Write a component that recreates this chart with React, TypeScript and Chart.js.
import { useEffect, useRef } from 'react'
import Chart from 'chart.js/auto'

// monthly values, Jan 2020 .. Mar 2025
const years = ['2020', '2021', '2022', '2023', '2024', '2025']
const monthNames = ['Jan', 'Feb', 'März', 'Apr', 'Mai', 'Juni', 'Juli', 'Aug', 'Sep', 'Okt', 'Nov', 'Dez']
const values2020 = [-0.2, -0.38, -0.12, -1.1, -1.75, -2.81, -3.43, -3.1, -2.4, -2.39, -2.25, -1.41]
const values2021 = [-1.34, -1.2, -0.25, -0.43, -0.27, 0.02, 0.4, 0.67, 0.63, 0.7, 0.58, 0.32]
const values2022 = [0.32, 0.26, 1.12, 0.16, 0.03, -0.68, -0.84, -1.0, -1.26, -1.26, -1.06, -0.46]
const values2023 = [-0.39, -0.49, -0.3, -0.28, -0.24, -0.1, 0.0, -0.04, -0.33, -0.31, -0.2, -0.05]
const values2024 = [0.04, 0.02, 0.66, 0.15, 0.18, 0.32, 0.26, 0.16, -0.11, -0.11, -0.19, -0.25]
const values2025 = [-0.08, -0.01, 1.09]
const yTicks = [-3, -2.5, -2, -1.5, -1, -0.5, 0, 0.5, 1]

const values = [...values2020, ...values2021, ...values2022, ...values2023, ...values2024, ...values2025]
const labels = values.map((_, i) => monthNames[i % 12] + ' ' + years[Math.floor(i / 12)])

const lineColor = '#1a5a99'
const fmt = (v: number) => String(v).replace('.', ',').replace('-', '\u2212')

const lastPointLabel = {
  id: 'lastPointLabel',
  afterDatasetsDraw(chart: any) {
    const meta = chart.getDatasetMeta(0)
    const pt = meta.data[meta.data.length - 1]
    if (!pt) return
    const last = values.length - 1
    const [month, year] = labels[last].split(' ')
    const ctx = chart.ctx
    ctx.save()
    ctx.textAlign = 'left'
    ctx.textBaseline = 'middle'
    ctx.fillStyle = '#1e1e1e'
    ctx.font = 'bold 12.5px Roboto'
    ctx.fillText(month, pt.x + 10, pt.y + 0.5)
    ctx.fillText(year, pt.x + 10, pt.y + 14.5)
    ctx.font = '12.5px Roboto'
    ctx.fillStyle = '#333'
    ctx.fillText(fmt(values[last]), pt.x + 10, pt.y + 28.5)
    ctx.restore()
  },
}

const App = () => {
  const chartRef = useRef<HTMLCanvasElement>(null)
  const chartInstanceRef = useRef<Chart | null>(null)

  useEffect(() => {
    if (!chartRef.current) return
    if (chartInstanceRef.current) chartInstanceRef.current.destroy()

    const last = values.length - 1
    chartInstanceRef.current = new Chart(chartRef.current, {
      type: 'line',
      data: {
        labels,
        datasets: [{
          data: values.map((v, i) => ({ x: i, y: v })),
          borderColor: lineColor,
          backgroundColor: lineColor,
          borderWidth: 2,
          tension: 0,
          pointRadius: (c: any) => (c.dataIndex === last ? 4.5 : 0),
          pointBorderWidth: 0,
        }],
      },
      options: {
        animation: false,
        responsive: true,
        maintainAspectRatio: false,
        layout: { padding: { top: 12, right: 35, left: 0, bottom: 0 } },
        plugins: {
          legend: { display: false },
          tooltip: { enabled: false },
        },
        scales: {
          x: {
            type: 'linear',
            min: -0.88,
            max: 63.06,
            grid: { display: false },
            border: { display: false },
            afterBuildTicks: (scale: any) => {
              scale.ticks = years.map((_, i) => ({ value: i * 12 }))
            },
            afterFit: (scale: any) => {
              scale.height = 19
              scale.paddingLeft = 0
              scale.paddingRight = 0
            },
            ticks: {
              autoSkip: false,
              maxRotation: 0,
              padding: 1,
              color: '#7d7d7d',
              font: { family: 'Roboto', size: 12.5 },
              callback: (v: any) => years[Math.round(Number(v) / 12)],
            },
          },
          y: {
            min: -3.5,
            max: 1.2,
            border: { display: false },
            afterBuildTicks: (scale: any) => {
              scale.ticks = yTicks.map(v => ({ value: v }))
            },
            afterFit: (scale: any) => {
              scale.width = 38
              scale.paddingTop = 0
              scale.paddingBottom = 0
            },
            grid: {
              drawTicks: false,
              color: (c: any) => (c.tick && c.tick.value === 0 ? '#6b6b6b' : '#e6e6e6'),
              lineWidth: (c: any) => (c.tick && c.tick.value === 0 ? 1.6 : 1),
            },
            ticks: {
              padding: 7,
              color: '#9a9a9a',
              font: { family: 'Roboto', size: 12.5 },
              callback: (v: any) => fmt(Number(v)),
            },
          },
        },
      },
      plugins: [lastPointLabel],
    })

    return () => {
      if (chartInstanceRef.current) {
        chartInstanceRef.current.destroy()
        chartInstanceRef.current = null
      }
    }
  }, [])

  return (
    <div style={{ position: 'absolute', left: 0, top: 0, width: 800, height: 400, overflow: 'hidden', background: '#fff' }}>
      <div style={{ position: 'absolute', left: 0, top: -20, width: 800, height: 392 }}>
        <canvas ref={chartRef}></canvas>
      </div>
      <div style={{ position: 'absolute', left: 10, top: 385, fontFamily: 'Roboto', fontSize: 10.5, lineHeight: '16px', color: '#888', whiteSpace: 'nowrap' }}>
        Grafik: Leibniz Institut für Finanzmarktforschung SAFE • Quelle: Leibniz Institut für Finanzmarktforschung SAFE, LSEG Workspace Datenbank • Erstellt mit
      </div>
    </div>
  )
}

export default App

- - -

● Short task
Exactly as they stand, set down the lines from the top of the data through the line with "const fmt = (v: number)".

● Response to this task
Write a component that recreates this chart with React, TypeScript and Chart.js.
import { useEffect, useRef } from 'react'
import Chart from 'chart.js/auto'

// monthly values, Jan 2020 .. Mar 2025
const years = ['2020', '2021', '2022', '2023', '2024', '2025']
const monthNames = ['Jan', 'Feb', 'März', 'Apr', 'Mai', 'Juni', 'Juli', 'Aug', 'Sep', 'Okt', 'Nov', 'Dez']
const values2020 = [-0.2, -0.38, -0.12, -1.1, -1.75, -2.81, -3.43, -3.1, -2.4, -2.39, -2.25, -1.41]
const values2021 = [-1.34, -1.2, -0.25, -0.43, -0.27, 0.02, 0.4, 0.67, 0.63, 0.7, 0.58, 0.32]
const values2022 = [0.32, 0.26, 1.12, 0.16, 0.03, -0.68, -0.84, -1.0, -1.26, -1.26, -1.06, -0.46]
const values2023 = [-0.39, -0.49, -0.3, -0.28, -0.24, -0.1, 0.0, -0.04, -0.33, -0.31, -0.2, -0.05]
const values2024 = [0.04, 0.02, 0.66, 0.15, 0.18, 0.32, 0.26, 0.16, -0.11, -0.11, -0.19, -0.25]
const values2025 = [-0.08, -0.01, 1.09]
const yTicks = [-3, -2.5, -2, -1.5, -1, -0.5, 0, 0.5, 1]

const values = [...values2020, ...values2021, ...values2022, ...values2023, ...values2024, ...values2025]
const labels = values.map((_, i) => monthNames[i % 12] + ' ' + years[Math.floor(i / 12)])

const lineColor = '#1a5a99'
const fmt = (v: number) => String(v).replace('.', ',').replace('-', '\u2212')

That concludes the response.